◆ WRITTEN INSTRUCTION
Starting at the top of the entries below, write out each line up to and including the one containing "plt.rcParams['font.family'] = ['Roboto', 'DejaVu". Leave the pictures out.

◆ DATA SUPPLIED
────────

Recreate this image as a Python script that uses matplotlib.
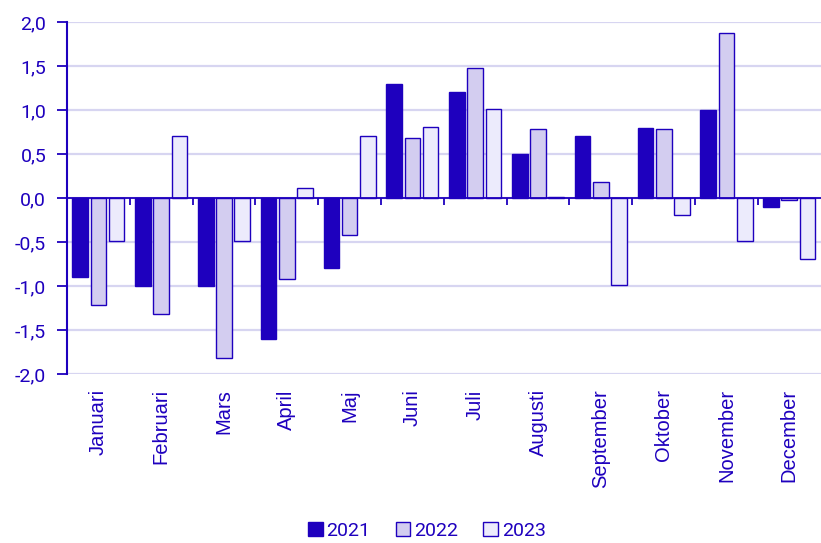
import numpy as np
import matplotlib
matplotlib.use("Agg")
import matplotlib.pyplot as plt

plt.rcParams['font.family'] = ['Roboto', 'DejaVu Sans']

months = ["Januari", "Februari", "Mars", "April", "Maj", "Juni", "Juli",
          "Augusti", "September", "Oktober", "November", "December"]
years = ["2021", "2022", "2023"]
v2021 = [-0.9, -1.0, -1.0, -1.6, -0.8, 1.3, 1.2, 0.5, 0.7, 0.8, 1.0, -0.1]
v2022 = [-1.22, -1.32, -1.82, -0.92, -0.42, 0.68, 1.48, 0.78, 0.18, 0.78, 1.88, -0.02]
v2023 = [-0.49, 0.71, -0.49, 0.11, 0.71, 0.81, 1.01, 0.01, -0.99, -0.19, -0.49, -0.69]
yticks = [-2.0, -1.5, -1.0, -0.5, 0.0, 0.5, 1.0, 1.5, 2.0]

dark = "#1e00be"
fills = ["#1e00be", "#d3cdf0", "#ecebfc"]
grid = "#d7d5f1"

fig = plt.figure(figsize=(8.21, 5.43), dpi=100)
ax = fig.add_axes([0.0816, 0.3112, 0.918, 0.6483])

x = np.arange(len(months))
w = 0.25
step = 0.29
for i, (vals, lab) in enumerate(zip([v2021, v2022, v2023], years)):
    ax.bar(x + (i - 1) * step, vals, width=w, color=fills[i], edgecolor=dark,
           linewidth=1.0, label=lab, zorder=3)

ax.set_xlim(-0.5, len(months) - 0.5)
ax.set_ylim(-2, 2)
ax.set_yticks(yticks)
ax.set_yticklabels([f"{t:.1f}".replace(".", ",") for t in yticks])
for t in yticks:
    ax.axhline(t, color=grid, lw=1.6, zorder=1)
ax.axhline(0, color=dark, lw=1.3, zorder=4)
ax.vlines(x[:-1] + 0.5, -0.08, 0, color=dark, lw=1.3, zorder=4)

ax.set_xticks(x)
ax.set_xticklabels(months, rotation=90, family=['Liberation Sans', 'DejaVu Sans'])
ax.tick_params(axis='x', length=0, pad=11, labelsize=14.5, labelcolor=dark)
ax.tick_params(axis='y', length=7, width=1.3, color=dark, labelsize=14,
               labelcolor=dark, pad=8)
for s in ["top", "right", "bottom"]:
    ax.spines[s].set_visible(False)
ax.spines["left"].set_color(dark)
ax.spines["left"].set_linewidth(1.5)

fig.legend(loc="center", bbox_to_anchor=(0.52, 0.022), ncol=3, frameon=False,
           handlelength=0.75, handleheight=0.75, handletextpad=0.2,
           columnspacing=1.3, fontsize=14, labelcolor=dark)

fig.savefig("out.png", dpi=100)
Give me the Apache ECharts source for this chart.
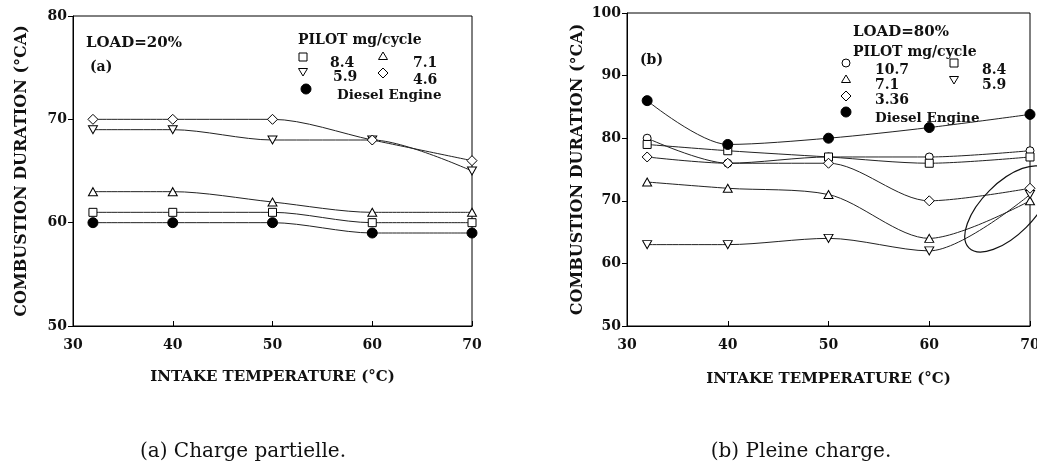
<!DOCTYPE html>
<html>
<head>
<meta charset="utf-8">
<script src="https://cdn.jsdelivr.net/npm/echarts@6/dist/echarts.min.js"></script>
<style>
html,body{margin:0;padding:0;background:#fff;}
#chart{width:1037px;height:470px;}
</style>
</head>
<body>
<div id="chart"></div>
<script>
// ---- data ----
const temps = [32, 40, 50, 60, 70];
const xTicks = [30, 40, 50, 60, 70];
// (a) partial load 20%
const a_p84 = [61, 61, 61, 60, 60];
const a_p71 = [63, 63, 62, 61, 61];
const a_p59 = [69, 69, 68, 68, 65];
const a_p46 = [70, 70, 70, 68, 66];
const a_diesel = [60, 60, 60, 59, 59];
// (b) full load 80%
const b_p107 = [80, 76, 77, 77, 78];
const b_p84 = [79, 78, 77, 76, 77];
const b_p71 = [73, 72, 71, 64, 70];
const b_p59 = [63, 63, 64, 62, 71];
const b_p336 = [77, 76, 76, 70, 72];
const b_diesel = [86, 79, 80, 81.7, 83.8];

const FONT = 'DejaVu Serif';
const DOWN_TRI = 'path://M0,0 L10,0 L5,9 Z';

function pairs(vals){ return temps.map((t,i)=>[t, vals[i]]); }

function mk(name, vals, gi, symbol, size, filled){
  return {
    type:'line', name:name, xAxisIndex:gi, yAxisIndex:gi,
    data:pairs(vals), smooth:0.3,
    symbol:symbol, symbolSize:size,
    itemStyle:{color: filled ? '#000' : '#fff', borderColor:'#000', borderWidth:1},
    lineStyle:{color:'#222', width:1},
    emphasis:{disabled:true}, animation:false, z:3
  };
}

function xAx(gi, gap){
  return {
    type:'value', gridIndex:gi, min:30, max:70, interval:10,
    name:'INTAKE TEMPERATURE (°C)', nameLocation:'middle', nameGap:gap,
    nameTextStyle:{fontFamily:FONT, fontWeight:'bold', fontSize:15, color:'#111'},
    axisLine:{lineStyle:{color:'#000', width:1}},
    axisTick:{inside:true, length:5, lineStyle:{color:'#000'}},
    axisLabel:{fontFamily:FONT, fontWeight:'bold', fontSize:14, color:'#111', margin:12,
      formatter:(v)=> xTicks.includes(v) ? String(v) : ''},
    splitLine:{show:false}
  };
}
function yAx(gi, min, max, gap){
  return {
    type:'value', gridIndex:gi, min:min, max:max, interval:10,
    name:'COMBUSTION DURATION (°CA)', nameLocation:'middle', nameGap:gap,
    nameTextStyle:{fontFamily:FONT, fontWeight:'bold', fontSize:16, color:'#111'},
    axisLine:{show:true, lineStyle:{color:'#000', width:1}},
    axisTick:{show:true, inside:false, length:5, lineStyle:{color:'#000'}},
    axisLabel:{fontFamily:FONT, fontWeight:'bold', fontSize:14, color:'#111', margin:6},
    splitLine:{show:false}
  };
}

// legend drawing helpers
const stroke = {fill:'#fff', stroke:'#000', lineWidth:1};
function sym(kind, x, y){
  switch(kind){
    case 'rect': return {type:'rect', x:x, y:y, shape:{x:-4,y:-4,width:8,height:8}, style:stroke, z:10};
    case 'tri': return {type:'polygon', x:x, y:y, shape:{points:[[0,-4],[4.5,3.5],[-4.5,3.5]]}, style:stroke, z:10};
    case 'dtri': return {type:'polygon', x:x, y:y, shape:{points:[[-4.5,-3.5],[4.5,-3.5],[0,4]]}, style:stroke, z:10};
    case 'dia': return {type:'polygon', x:x, y:y, shape:{points:[[0,-5],[5,0],[0,5],[-5,0]]}, style:stroke, z:10};
    case 'circ': return {type:'circle', x:x, y:y, shape:{cx:0,cy:0,r:4}, style:stroke, z:10};
    case 'dot': return {type:'circle', x:x, y:y, shape:{cx:0,cy:0,r:5}, style:{fill:'#000', stroke:'#000'}, z:10};
  }
}
function txt(s, x, y, size, weight, align){
  return {type:'text', x:x, y:y, z:10,
    style:{text:s, font:(weight||'bold')+' '+(size||14)+'px "'+FONT+'"', fill:'#111',
      align:align||'left', verticalAlign:'middle', textAlign:align||'left', textVerticalAlign:'middle'}};
}

const graphics = [
  // panel (a)
  txt('LOAD=20%', 86, 43, 15),
  txt('(a)', 90, 67, 14),
  txt('PILOT mg/cycle', 298, 40, 14),
  sym('rect', 303, 57), txt('8.4', 330, 63, 14),
  sym('tri', 383, 56), txt('7.1', 413, 63, 14),
  sym('dtri', 303, 72), txt('5.9', 333, 77, 14),
  sym('dia', 383, 73), txt('4.6', 413, 80, 14),
  sym('dot', 306, 89), txt('Diesel Engine', 337, 95, 13.5),
  // panel (b)
  txt('LOAD=80%', 853, 32, 15),
  txt('(b)', 640, 60, 14),
  txt('PILOT mg/cycle', 853, 52, 14),
  sym('circ', 846, 63), txt('10.7', 875, 70, 14),
  sym('rect', 954, 63), txt('8.4', 982, 70, 14),
  sym('tri', 846, 79), txt('7.1', 875, 85, 14),
  sym('dtri', 954, 80), txt('5.9', 982, 85, 14),
  sym('dia', 846, 96), txt('3.36', 875, 100, 14),
  sym('dot', 846, 112), txt('Diesel Engine', 875, 118, 13.5),
  // captions
  txt('(a) Charge partielle.', 243, 452, 20, 'normal', 'center'),
  txt('(b) Pleine charge.', 801, 452, 20, 'normal', 'center')
];

const chart = echarts.init(document.getElementById('chart'), null, {renderer:'canvas'});
const option = {
  backgroundColor:'#fff',
  animation:false,
  grid:[
    {left:73, top:16, width:399, height:310, show:true, borderColor:'#000', borderWidth:1,
     backgroundColor:'transparent', containLabel:false, outerBoundsMode:'none'},
    {left:627, top:13, width:403, height:313, show:true, borderColor:'#000', borderWidth:1,
     backgroundColor:'transparent', containLabel:false, outerBoundsMode:'none'}
  ],
  xAxis:[xAx(0, 44), xAx(1, 46)],
  yAxis:[yAx(0, 50, 80, 43), yAx(1, 50, 100, 41)],
  series:[
    mk('8.4', a_p84, 0, 'rect', 8, false),
    mk('7.1', a_p71, 0, 'triangle', [9,8], false),
    mk('5.9', a_p59, 0, DOWN_TRI, [9,8], false),
    mk('4.6', a_p46, 0, 'diamond', [10,10], false),
    mk('Diesel Engine', a_diesel, 0, 'circle', 10, true),
    mk('10.7', b_p107, 1, 'circle', 8, false),
    mk('8.4', b_p84, 1, 'rect', 8, false),
    mk('7.1', b_p71, 1, 'triangle', [9,8], false),
    mk('5.9', b_p59, 1, DOWN_TRI, [9,8], false),
    mk('3.36', b_p336, 1, 'diamond', [10,10], false),
    mk('Diesel Engine', b_diesel, 1, 'circle', 10, true)
  ],
  graphic:graphics
};
chart.setOption(option);

// hand-drawn ellipse annotation around the 70 °C convergence in panel (b)
const c = chart.convertToPixel({gridIndex:1}, [67.8, 68.7]);
chart.setOption({graphic: graphics.concat([{
  type:'ellipse', x:c[0], y:c[1], rotation:Math.PI/4,
  shape:{cx:0, cy:0, rx:55, ry:26},
  style:{fill:'none', stroke:'#111', lineWidth:1.2}, z:11
}])}, {replaceMerge:['graphic']});
</script>
</body>
</html>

────────

◆ FULL OUTPUT
Recreate this image as a Python script that uses matplotlib.
import numpy as np
import matplotlib
matplotlib.use("Agg")
import matplotlib.pyplot as plt

plt.rcParams['font.family'] = ['Roboto', 'DejaVu Sans']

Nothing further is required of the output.